Since these folks were volunteers, there were not many demands placed upon them at this early date. Some units actually met frequently and went through the motions of training as well as outfitting themselves properly. Some Colonels spent considerable sums to outfit their men in decent uniforms and with decent arms and ammunition. Other units seldom, if ever, actually got together formally - perhaps individuals knew each other and they met at church or at the local tavern to discuss the "state of affairs" as men usually do. Although it took some time for "news" to travel from other colonies to the backwoods of South Carolina, by the summer of 1775 there was virtually no one within the colony who did not know what was going on all across the new country.

The war "officially started" with the Shot Heard Around the World - at Lexington, Massachusetts on April 18, 1775 - however, for more than a year all participants across the thirteen colonies hoped for a reconciliation with "mother England," and all interim fighting seemed to reflect that sentiment on both sides. With the Declaration of Independence on July 4th, 1776, this sentiment no longer held true for either side, and the fighting became both intense and brutal. While it is possible that some of the men who volunteered in early 1775 might have foreseen what was to come, the greatest majority of them simply volunteered expecting "very little," if anything, to actually happen. And, this is exactly what happened within South Carolina for the first six months - the term that most men had signed-up for.
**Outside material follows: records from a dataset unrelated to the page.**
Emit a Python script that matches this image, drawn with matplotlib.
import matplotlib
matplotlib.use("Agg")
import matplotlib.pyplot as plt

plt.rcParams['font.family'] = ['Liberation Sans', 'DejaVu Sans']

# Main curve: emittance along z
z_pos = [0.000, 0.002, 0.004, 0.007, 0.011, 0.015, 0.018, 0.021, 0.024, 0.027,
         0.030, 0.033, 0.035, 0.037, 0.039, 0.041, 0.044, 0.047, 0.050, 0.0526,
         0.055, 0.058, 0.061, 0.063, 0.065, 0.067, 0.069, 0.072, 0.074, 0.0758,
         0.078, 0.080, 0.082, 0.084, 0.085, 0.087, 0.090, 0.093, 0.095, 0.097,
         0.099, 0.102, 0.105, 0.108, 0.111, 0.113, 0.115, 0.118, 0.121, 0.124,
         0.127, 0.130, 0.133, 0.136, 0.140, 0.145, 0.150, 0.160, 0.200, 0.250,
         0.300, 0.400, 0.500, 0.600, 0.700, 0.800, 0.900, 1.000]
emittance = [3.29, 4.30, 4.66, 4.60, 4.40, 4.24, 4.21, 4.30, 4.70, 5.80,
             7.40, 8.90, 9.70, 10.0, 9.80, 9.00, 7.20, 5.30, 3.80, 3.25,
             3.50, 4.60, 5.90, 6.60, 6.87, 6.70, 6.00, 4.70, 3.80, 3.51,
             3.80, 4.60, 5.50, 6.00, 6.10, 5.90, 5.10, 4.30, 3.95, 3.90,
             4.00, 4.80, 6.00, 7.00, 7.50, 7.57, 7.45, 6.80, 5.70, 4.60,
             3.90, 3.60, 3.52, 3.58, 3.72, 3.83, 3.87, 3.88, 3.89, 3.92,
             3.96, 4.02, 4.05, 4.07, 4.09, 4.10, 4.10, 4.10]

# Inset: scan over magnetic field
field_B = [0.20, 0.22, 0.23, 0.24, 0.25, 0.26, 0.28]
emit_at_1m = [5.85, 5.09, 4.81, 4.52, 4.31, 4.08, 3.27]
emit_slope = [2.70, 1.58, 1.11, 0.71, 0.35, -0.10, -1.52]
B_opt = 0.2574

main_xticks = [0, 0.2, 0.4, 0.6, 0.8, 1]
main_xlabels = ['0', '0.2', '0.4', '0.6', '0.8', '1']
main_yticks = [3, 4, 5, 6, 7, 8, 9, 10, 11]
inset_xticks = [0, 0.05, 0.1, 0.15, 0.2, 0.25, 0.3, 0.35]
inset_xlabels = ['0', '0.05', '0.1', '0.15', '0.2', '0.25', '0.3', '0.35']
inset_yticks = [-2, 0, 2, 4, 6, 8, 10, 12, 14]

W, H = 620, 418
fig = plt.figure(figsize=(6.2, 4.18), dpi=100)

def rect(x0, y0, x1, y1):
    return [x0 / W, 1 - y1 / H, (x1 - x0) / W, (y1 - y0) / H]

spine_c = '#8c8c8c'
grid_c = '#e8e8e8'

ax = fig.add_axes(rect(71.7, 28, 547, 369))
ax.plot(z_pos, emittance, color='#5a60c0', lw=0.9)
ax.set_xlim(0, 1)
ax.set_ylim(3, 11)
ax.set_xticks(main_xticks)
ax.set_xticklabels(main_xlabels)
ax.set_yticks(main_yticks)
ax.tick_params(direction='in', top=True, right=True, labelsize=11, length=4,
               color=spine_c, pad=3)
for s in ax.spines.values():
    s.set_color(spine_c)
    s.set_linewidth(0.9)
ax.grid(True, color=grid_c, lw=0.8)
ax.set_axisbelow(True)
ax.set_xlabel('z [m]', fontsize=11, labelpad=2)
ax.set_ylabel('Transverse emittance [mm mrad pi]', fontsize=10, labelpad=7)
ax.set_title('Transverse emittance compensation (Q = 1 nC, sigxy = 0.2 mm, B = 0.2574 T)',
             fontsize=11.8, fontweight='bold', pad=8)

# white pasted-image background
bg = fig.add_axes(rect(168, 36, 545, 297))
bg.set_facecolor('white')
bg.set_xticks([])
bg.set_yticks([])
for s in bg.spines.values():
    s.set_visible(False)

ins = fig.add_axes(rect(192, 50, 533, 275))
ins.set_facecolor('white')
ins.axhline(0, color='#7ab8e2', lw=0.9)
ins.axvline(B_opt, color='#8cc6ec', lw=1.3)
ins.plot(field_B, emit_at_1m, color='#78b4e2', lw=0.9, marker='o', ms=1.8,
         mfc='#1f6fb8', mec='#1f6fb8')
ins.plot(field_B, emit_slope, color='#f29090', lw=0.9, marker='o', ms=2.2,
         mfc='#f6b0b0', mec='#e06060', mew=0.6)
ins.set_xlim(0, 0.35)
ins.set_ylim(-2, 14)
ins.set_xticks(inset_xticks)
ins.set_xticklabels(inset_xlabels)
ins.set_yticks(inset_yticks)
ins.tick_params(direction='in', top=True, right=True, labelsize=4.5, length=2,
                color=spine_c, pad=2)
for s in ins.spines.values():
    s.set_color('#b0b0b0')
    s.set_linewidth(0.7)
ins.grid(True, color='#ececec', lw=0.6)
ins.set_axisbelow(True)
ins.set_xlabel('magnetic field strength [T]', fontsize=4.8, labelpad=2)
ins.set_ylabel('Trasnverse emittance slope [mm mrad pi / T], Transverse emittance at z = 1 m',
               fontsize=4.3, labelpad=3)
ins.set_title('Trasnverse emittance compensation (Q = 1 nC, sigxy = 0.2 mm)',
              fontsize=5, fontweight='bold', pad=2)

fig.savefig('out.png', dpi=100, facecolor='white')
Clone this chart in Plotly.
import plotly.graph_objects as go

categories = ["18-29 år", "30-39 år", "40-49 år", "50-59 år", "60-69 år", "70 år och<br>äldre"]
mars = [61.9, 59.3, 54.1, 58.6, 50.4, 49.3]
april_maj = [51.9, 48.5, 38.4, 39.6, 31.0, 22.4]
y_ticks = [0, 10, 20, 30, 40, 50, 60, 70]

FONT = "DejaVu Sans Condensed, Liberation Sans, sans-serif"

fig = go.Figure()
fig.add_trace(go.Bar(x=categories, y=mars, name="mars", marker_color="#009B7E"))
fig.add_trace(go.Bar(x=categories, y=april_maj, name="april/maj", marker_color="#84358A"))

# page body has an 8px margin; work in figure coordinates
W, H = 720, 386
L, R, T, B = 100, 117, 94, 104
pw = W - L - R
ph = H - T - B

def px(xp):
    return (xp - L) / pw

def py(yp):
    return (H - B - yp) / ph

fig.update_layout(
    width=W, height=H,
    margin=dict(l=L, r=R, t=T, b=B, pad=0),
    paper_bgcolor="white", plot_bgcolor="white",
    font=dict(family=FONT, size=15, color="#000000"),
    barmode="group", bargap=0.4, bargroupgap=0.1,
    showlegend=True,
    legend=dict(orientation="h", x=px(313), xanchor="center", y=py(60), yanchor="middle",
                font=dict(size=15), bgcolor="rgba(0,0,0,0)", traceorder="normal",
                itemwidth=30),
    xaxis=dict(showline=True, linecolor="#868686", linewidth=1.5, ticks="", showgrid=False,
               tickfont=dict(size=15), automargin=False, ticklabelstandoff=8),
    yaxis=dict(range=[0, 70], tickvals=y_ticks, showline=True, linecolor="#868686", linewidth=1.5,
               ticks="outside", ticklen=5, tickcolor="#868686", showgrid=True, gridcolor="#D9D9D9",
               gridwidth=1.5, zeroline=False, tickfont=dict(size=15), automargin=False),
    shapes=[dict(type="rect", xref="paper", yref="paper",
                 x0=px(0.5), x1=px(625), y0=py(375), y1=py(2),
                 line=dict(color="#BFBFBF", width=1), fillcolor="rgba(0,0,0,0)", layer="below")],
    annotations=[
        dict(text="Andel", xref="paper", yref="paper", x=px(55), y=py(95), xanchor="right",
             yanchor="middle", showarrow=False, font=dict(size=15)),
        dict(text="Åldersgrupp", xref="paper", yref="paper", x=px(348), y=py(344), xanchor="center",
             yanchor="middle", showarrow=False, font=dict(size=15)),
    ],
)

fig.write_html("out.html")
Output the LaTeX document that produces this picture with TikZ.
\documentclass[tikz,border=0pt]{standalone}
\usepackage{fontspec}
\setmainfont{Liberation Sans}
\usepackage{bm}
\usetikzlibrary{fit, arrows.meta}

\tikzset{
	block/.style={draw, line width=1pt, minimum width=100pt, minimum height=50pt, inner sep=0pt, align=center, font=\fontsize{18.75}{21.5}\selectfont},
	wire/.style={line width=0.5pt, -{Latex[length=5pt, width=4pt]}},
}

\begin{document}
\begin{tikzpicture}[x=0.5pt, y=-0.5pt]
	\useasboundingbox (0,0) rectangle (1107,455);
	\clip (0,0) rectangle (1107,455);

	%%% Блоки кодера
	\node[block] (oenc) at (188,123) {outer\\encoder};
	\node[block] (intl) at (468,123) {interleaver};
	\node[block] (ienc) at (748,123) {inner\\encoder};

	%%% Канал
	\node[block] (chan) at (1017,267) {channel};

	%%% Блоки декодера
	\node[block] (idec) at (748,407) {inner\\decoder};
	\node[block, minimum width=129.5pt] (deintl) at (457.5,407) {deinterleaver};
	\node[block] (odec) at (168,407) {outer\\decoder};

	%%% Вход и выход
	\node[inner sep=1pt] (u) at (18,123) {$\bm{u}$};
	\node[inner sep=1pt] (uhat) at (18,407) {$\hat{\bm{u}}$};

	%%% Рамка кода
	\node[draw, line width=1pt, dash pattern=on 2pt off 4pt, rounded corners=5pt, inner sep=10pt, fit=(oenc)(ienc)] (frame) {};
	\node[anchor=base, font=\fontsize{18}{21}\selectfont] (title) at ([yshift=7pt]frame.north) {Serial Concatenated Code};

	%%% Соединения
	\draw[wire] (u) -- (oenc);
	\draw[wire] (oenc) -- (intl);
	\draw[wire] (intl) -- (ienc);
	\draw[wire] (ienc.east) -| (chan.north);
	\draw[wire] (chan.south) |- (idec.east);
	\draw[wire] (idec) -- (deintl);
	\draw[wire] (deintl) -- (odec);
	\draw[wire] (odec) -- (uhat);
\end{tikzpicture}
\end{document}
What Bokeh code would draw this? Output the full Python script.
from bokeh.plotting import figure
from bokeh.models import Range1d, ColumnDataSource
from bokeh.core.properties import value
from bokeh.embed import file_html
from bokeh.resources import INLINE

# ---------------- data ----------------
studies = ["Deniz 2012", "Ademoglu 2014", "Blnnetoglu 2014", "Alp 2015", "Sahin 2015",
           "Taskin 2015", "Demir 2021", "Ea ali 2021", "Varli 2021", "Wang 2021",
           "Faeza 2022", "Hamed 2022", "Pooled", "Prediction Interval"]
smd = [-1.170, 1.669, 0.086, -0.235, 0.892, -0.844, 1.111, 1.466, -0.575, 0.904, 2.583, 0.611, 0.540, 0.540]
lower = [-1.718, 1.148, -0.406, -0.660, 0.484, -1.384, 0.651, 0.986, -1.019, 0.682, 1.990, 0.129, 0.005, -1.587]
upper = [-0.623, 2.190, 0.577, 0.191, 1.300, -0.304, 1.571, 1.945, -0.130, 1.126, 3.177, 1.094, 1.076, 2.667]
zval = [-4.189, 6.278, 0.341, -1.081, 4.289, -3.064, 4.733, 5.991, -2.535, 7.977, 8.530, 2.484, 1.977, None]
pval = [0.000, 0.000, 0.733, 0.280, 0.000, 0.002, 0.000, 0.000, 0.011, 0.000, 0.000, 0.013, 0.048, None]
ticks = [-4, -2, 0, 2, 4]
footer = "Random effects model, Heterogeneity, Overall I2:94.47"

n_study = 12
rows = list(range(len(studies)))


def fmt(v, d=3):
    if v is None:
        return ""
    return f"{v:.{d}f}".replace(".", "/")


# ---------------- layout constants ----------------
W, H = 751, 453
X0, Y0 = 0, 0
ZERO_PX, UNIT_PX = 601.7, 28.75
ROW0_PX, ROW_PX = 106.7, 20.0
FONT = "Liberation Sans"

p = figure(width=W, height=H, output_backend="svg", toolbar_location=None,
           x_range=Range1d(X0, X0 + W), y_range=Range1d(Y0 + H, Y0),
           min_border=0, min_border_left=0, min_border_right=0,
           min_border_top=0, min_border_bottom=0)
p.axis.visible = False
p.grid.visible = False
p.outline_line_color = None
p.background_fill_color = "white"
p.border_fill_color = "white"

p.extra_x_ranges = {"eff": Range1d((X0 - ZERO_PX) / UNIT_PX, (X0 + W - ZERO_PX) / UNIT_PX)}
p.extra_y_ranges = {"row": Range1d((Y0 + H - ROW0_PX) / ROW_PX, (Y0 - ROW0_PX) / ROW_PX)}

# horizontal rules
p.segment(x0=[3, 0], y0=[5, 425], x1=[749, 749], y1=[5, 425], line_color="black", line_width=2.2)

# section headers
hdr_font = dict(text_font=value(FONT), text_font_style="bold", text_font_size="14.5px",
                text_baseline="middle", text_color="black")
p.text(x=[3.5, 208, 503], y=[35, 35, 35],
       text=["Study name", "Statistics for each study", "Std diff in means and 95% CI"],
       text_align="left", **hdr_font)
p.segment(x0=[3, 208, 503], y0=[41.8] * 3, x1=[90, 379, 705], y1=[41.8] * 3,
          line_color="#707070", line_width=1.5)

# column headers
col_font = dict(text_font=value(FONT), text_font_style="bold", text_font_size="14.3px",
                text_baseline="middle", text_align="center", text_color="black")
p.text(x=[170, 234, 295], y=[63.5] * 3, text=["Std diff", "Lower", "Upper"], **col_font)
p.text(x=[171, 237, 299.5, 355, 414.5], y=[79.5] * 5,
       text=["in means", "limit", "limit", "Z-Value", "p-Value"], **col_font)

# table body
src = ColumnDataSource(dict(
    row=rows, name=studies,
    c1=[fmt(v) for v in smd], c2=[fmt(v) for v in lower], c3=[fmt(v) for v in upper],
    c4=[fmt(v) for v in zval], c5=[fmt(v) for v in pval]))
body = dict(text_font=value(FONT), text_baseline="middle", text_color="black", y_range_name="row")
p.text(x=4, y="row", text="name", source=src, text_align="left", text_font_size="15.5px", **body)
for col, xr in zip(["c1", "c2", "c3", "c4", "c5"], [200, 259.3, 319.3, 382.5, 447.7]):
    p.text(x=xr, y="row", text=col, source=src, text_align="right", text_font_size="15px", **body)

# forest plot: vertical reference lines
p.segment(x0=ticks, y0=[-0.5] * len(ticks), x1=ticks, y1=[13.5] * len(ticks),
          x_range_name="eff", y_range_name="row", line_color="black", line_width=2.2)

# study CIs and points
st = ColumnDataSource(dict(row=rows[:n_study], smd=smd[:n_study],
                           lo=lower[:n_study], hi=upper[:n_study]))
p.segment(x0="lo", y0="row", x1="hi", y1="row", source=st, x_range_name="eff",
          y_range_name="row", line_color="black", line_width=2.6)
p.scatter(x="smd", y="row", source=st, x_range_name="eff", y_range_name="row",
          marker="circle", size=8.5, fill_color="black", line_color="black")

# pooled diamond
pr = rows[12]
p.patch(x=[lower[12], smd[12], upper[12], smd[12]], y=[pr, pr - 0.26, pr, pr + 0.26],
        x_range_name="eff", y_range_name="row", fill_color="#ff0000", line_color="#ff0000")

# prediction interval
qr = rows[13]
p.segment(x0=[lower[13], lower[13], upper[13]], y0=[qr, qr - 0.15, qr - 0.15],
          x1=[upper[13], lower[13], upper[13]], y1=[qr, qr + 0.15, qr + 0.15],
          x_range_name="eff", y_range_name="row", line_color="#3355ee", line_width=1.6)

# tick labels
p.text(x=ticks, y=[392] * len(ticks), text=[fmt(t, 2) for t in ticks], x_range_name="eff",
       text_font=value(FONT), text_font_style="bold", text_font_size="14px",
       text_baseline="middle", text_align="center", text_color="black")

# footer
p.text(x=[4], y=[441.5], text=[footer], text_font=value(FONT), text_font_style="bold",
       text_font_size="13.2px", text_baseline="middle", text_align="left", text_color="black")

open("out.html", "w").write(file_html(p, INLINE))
At this early time, many men and women "struggled" with the decision as to whether to back the Patriots or to back the King. As might be expected, about 1/3 were staunch Patriots, about 1/3 were staunch Loyalists, and about 1/3 were sitting on the fence - either truly non-committed or waiting to see how things proceeded. "Very little" of consequence did happen within the first six months - that is, until Governor William Campbell finally arrived from England at Charleston on June 16th. With his arrival, those with Loyalist sympathies became a bit more vocal and perhaps a bit more emboldened, and it was not too long before both sides were more transparently sorted out. By the end of 1775, the South Carolina military had weeded out most of those with Loyalist tendencies, at least at the key leadership positions. And by the end of 1775, there were fewer and fewer acknowledged "non-committed" or "fence sitters" within the colony - and the makings of a full-fledged civil war were rapidly surfacing.